## Exercise brief
Exactly as written, retype the listing below, omitting the pictures.

## Data to process
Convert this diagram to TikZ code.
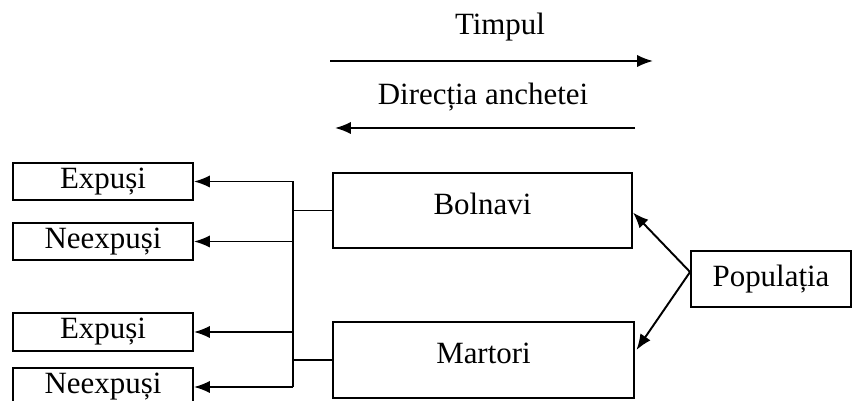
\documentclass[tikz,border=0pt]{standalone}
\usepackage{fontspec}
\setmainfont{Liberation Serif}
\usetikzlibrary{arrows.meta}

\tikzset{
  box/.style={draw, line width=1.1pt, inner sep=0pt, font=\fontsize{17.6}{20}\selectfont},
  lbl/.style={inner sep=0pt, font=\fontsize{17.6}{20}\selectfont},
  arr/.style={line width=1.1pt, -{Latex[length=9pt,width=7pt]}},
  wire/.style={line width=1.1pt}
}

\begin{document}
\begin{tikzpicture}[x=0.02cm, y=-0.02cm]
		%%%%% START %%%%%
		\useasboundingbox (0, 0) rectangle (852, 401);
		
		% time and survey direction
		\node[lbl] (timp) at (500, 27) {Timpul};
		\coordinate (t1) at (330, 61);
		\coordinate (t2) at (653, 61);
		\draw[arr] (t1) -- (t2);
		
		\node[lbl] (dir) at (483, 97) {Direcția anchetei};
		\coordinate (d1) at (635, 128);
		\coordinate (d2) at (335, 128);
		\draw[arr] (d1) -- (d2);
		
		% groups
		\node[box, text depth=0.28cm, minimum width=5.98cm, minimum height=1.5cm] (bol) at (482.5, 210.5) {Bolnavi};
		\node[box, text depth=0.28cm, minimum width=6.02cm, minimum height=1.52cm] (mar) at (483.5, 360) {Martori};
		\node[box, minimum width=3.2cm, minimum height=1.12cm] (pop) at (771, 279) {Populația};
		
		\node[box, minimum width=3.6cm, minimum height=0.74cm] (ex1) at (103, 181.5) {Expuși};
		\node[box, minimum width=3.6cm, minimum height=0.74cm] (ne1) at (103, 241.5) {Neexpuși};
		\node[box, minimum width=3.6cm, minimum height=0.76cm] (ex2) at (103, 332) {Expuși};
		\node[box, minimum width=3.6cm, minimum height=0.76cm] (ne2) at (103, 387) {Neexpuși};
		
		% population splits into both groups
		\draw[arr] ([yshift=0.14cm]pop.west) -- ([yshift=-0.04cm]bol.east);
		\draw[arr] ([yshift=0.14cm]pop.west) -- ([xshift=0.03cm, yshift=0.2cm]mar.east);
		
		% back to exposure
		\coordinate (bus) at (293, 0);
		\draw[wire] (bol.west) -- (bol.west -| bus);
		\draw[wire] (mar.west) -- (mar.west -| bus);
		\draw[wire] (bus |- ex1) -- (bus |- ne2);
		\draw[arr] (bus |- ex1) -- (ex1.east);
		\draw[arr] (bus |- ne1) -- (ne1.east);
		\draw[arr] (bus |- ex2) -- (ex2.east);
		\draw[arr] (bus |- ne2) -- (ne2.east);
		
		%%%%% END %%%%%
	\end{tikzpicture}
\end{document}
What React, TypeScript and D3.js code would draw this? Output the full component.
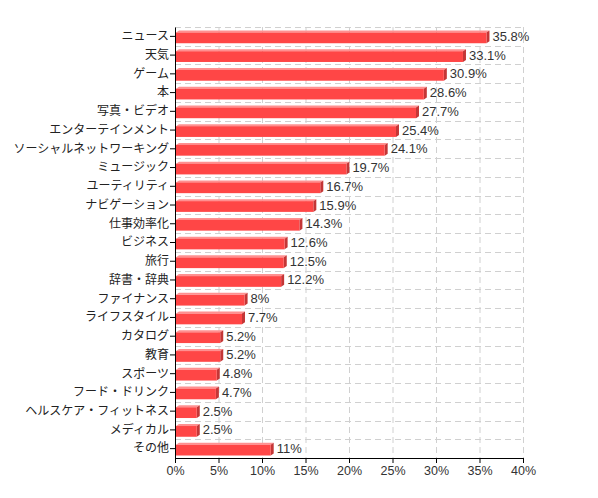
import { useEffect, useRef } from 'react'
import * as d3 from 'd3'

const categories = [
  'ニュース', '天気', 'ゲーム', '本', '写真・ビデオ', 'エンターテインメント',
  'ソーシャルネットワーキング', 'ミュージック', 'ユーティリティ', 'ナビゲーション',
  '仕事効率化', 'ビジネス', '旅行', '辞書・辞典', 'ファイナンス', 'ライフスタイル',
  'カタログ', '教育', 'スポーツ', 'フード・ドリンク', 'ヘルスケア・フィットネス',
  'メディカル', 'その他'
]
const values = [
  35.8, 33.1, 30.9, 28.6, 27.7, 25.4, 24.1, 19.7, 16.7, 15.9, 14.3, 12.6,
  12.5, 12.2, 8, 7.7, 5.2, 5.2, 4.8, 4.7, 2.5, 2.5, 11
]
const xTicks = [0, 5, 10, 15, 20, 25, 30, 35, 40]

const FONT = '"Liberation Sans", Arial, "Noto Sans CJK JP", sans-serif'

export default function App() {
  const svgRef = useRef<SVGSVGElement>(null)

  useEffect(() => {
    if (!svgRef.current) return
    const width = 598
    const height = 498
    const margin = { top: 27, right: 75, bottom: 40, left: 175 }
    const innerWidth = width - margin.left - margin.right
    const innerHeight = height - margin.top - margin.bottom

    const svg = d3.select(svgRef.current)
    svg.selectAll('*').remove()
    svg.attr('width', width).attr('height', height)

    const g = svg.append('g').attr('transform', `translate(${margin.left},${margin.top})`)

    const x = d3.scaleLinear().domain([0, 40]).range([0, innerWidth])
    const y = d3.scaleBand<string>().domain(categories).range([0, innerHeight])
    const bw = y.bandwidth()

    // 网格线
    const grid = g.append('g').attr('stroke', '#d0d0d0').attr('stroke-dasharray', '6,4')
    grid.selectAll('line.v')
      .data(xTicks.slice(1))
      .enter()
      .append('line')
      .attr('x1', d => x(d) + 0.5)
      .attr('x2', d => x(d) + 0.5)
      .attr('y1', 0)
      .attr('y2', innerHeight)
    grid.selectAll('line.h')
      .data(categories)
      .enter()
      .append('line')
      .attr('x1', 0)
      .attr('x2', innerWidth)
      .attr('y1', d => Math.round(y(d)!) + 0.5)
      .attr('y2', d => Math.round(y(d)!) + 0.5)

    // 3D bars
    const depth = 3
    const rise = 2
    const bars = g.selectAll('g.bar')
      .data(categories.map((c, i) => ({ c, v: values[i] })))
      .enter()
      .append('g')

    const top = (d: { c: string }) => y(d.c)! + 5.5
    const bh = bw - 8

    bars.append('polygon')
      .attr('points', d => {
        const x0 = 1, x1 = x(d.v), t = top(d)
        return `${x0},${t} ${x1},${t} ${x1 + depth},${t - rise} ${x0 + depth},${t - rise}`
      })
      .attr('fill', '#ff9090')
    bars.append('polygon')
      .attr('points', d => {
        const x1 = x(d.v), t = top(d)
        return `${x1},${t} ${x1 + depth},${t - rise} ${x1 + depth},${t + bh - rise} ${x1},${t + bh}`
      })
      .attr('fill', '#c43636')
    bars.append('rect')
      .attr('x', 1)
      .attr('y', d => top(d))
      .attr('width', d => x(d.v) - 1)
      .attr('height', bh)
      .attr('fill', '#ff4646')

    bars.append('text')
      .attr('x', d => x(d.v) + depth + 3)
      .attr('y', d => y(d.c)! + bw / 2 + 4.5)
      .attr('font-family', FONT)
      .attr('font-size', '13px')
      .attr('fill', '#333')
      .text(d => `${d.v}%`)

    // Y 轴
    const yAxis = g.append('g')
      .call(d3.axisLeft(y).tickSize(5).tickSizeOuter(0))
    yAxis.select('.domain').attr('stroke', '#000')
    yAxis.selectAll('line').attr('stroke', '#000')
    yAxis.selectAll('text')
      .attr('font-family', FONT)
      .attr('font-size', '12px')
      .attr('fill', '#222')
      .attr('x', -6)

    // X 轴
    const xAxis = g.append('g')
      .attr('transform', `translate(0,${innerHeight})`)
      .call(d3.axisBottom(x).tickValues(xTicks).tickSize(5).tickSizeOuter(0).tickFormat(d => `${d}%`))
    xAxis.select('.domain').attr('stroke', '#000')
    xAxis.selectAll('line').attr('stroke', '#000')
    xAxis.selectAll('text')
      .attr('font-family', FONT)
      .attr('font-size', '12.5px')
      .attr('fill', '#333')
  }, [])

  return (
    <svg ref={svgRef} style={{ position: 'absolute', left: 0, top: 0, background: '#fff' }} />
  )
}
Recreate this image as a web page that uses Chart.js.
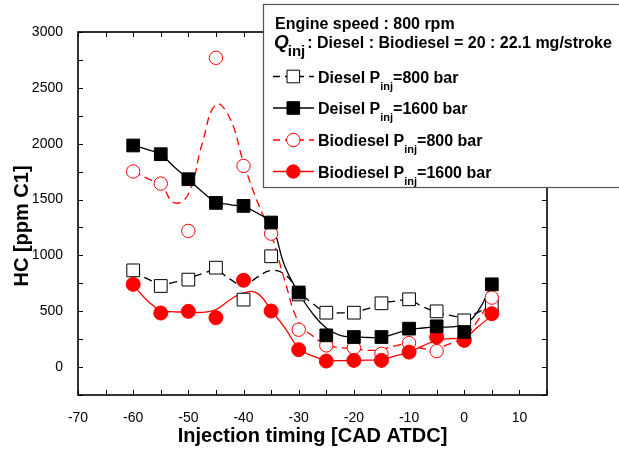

## Answer for this exercise
Convert this diagram to TikZ code.
\documentclass[tikz,border=0pt]{standalone}
\usepackage{fontspec}
\setmainfont{Liberation Serif}
\usetikzlibrary{arrows.meta}

\tikzset{
  box/.style={draw, line width=1.1pt, inner sep=0pt, font=\fontsize{17.6}{20}\selectfont},
  lbl/.style={inner sep=0pt, font=\fontsize{17.6}{20}\selectfont},
  arr/.style={line width=1.1pt, -{Latex[length=9pt,width=7pt]}},
  wire/.style={line width=1.1pt}
}

\begin{document}
\begin{tikzpicture}[x=0.02cm, y=-0.02cm]
		%%%%% START %%%%%
		\useasboundingbox (0, 0) rectangle (852, 401);
		
		% time and survey direction
		\node[lbl] (timp) at (500, 27) {Timpul};
		\coordinate (t1) at (330, 61);
		\coordinate (t2) at (653, 61);
		\draw[arr] (t1) -- (t2);
		
		\node[lbl] (dir) at (483, 97) {Direcția anchetei};
		\coordinate (d1) at (635, 128);
		\coordinate (d2) at (335, 128);
		\draw[arr] (d1) -- (d2);
		
		% groups
		\node[box, text depth=0.28cm, minimum width=5.98cm, minimum height=1.5cm] (bol) at (482.5, 210.5) {Bolnavi};
		\node[box, text depth=0.28cm, minimum width=6.02cm, minimum height=1.52cm] (mar) at (483.5, 360) {Martori};
		\node[box, minimum width=3.2cm, minimum height=1.12cm] (pop) at (771, 279) {Populația};
		
		\node[box, minimum width=3.6cm, minimum height=0.74cm] (ex1) at (103, 181.5) {Expuși};
		\node[box, minimum width=3.6cm, minimum height=0.74cm] (ne1) at (103, 241.5) {Neexpuși};
		\node[box, minimum width=3.6cm, minimum height=0.76cm] (ex2) at (103, 332) {Expuși};
		\node[box, minimum width=3.6cm, minimum height=0.76cm] (ne2) at (103, 387) {Neexpuși};
		
		% population splits into both groups
		\draw[arr] ([yshift=0.14cm]pop.west) -- ([yshift=-0.04cm]bol.east);
		\draw[arr] ([yshift=0.14cm]pop.west) -- ([xshift=0.03cm, yshift=0.2cm]mar.east);
		
		% back to exposure
		\coordinate (bus) at (293, 0);
		\draw[wire] (bol.west) -- (bol.west -| bus);
		\draw[wire] (mar.west) -- (mar.west -| bus);
		\draw[wire] (bus |- ex1) -- (bus |- ne2);
		\draw[arr] (bus |- ex1) -- (ex1.east);
		\draw[arr] (bus |- ne1) -- (ne1.east);
		\draw[arr] (bus |- ex2) -- (ex2.east);
		\draw[arr] (bus |- ne2) -- (ne2.east);
		
		%%%%% END %%%%%
	\end{tikzpicture}
\end{document}
What React, TypeScript and D3.js code would draw this? Output the full component.
import { useEffect, useRef } from 'react'
import * as d3 from 'd3'

const categories = [
  'ニュース', '天気', 'ゲーム', '本', '写真・ビデオ', 'エンターテインメント',
  'ソーシャルネットワーキング', 'ミュージック', 'ユーティリティ', 'ナビゲーション',
  '仕事効率化', 'ビジネス', '旅行', '辞書・辞典', 'ファイナンス', 'ライフスタイル',
  'カタログ', '教育', 'スポーツ', 'フード・ドリンク', 'ヘルスケア・フィットネス',
  'メディカル', 'その他'
]
const values = [
  35.8, 33.1, 30.9, 28.6, 27.7, 25.4, 24.1, 19.7, 16.7, 15.9, 14.3, 12.6,
  12.5, 12.2, 8, 7.7, 5.2, 5.2, 4.8, 4.7, 2.5, 2.5, 11
]
const xTicks = [0, 5, 10, 15, 20, 25, 30, 35, 40]

const FONT = '"Liberation Sans", Arial, "Noto Sans CJK JP", sans-serif'

export default function App() {
  const svgRef = useRef<SVGSVGElement>(null)

  useEffect(() => {
    if (!svgRef.current) return
    const width = 598
    const height = 498
    const margin = { top: 27, right: 75, bottom: 40, left: 175 }
    const innerWidth = width - margin.left - margin.right
    const innerHeight = height - margin.top - margin.bottom

    const svg = d3.select(svgRef.current)
    svg.selectAll('*').remove()
    svg.attr('width', width).attr('height', height)

    const g = svg.append('g').attr('transform', `translate(${margin.left},${margin.top})`)

    const x = d3.scaleLinear().domain([0, 40]).range([0, innerWidth])
    const y = d3.scaleBand<string>().domain(categories).range([0, innerHeight])
    const bw = y.bandwidth()

    // 网格线
    const grid = g.append('g').attr('stroke', '#d0d0d0').attr('stroke-dasharray', '6,4')
    grid.selectAll('line.v')
      .data(xTicks.slice(1))
      .enter()
      .append('line')
      .attr('x1', d => x(d) + 0.5)
      .attr('x2', d => x(d) + 0.5)
      .attr('y1', 0)
      .attr('y2', innerHeight)
    grid.selectAll('line.h')
      .data(categories)
      .enter()
      .append('line')
      .attr('x1', 0)
      .attr('x2', innerWidth)
      .attr('y1', d => Math.round(y(d)!) + 0.5)
      .attr('y2', d => Math.round(y(d)!) + 0.5)

    // 3D bars
    const depth = 3
    const rise = 2
    const bars = g.selectAll('g.bar')
      .data(categories.map((c, i) => ({ c, v: values[i] })))
      .enter()
      .append('g')

    const top = (d: { c: string }) => y(d.c)! + 5.5
    const bh = bw - 8

    bars.append('polygon')
      .attr('points', d => {
        const x0 = 1, x1 = x(d.v), t = top(d)
        return `${x0},${t} ${x1},${t} ${x1 + depth},${t - rise} ${x0 + depth},${t - rise}`
      })
      .attr('fill', '#ff9090')
    bars.append('polygon')
      .attr('points', d => {
        const x1 = x(d.v), t = top(d)
        return `${x1},${t} ${x1 + depth},${t - rise} ${x1 + depth},${t + bh - rise} ${x1},${t + bh}`
      })
      .attr('fill', '#c43636')
    bars.append('rect')
      .attr('x', 1)
      .attr('y', d => top(d))
      .attr('width', d => x(d.v) - 1)
      .attr('height', bh)
      .attr('fill', '#ff4646')

    bars.append('text')
      .attr('x', d => x(d.v) + depth + 3)
      .attr('y', d => y(d.c)! + bw / 2 + 4.5)
      .attr('font-family', FONT)
      .attr('font-size', '13px')
      .attr('fill', '#333')
      .text(d => `${d.v}%`)

    // Y 轴
    const yAxis = g.append('g')
      .call(d3.axisLeft(y).tickSize(5).tickSizeOuter(0))
    yAxis.select('.domain').attr('stroke', '#000')
    yAxis.selectAll('line').attr('stroke', '#000')
    yAxis.selectAll('text')
      .attr('font-family', FONT)
      .attr('font-size', '12px')
      .attr('fill', '#222')
      .attr('x', -6)

    // X 轴
    const xAxis = g.append('g')
      .attr('transform', `translate(0,${innerHeight})`)
      .call(d3.axisBottom(x).tickValues(xTicks).tickSize(5).tickSizeOuter(0).tickFormat(d => `${d}%`))
    xAxis.select('.domain').attr('stroke', '#000')
    xAxis.selectAll('line').attr('stroke', '#000')
    xAxis.selectAll('text')
      .attr('font-family', FONT)
      .attr('font-size', '12.5px')
      .attr('fill', '#333')
  }, [])

  return (
    <svg ref={svgRef} style={{ position: 'absolute', left: 0, top: 0, background: '#fff' }} />
  )
}
Recreate this image as a web page that uses Chart.js.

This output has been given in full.